Jeff Kluger has an interview with the Science Adviser. This is obviously not true:

There are certain fundamentals that everyone who looks at the challenges of space exploration [recognizes]: a heavy lift rocket is one of them, a crew capsule is another.

Not everyone. And even if we saw that as fundamental, it doesn’t mean they should be developed, owned and operated by NASA.

Today’s Launch Attempt

SpaceX and Orbcomm have put out a press kit. A successful landing (along with Blue Origin’s recent successful flight) would be a nice early Christmas present to space enthusiasts.

[Tuesday-morning update]

Congrats to SpaceX obviously. Here are some nice photos of the landing.
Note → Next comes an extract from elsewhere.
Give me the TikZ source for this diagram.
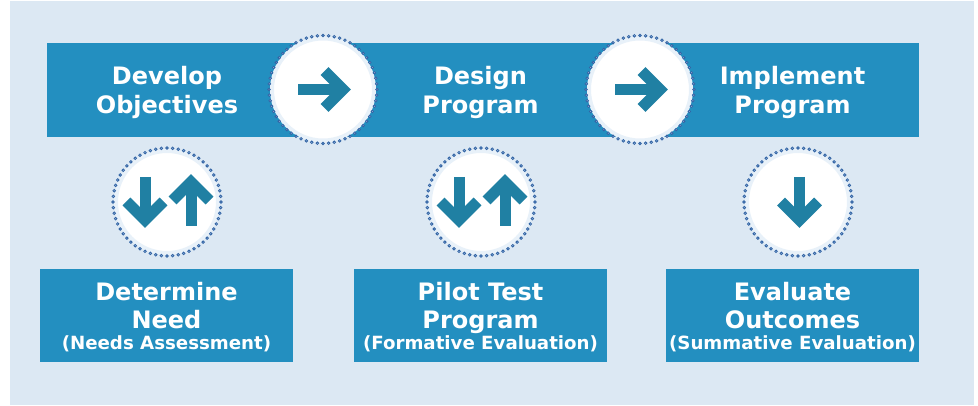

Here is Tim Fernholtz’s story.

[Update mid morning]

Here’s a detailed technical explanation from Spaceflight101, and Lee Billings has the story as well.

Today’s SpaceX Launch

…has been postponed. Elon tweeted that their Monte Carlo runs had indicated a slightly higher probability of landing success tomorrow, and Orbcomm said that they wanted to continue to analyze static-fire data and allow an extra day to pre-chill the LOX. Someone at NASASpaceflight indicated that it might be that, though launch conditions are slightly worse tomorrow (80% chances of good weather as opposed to 90% today), it might be less wind, with less convection to warm the oxidizer. as Jonathan McDowell points out, this may be the first time they’ve ever delayed a launch to improve the chances of a landing, but the customer seems fine with it. As I noted to him, every aircraft operator takes into account landing conditions prior to takeoff.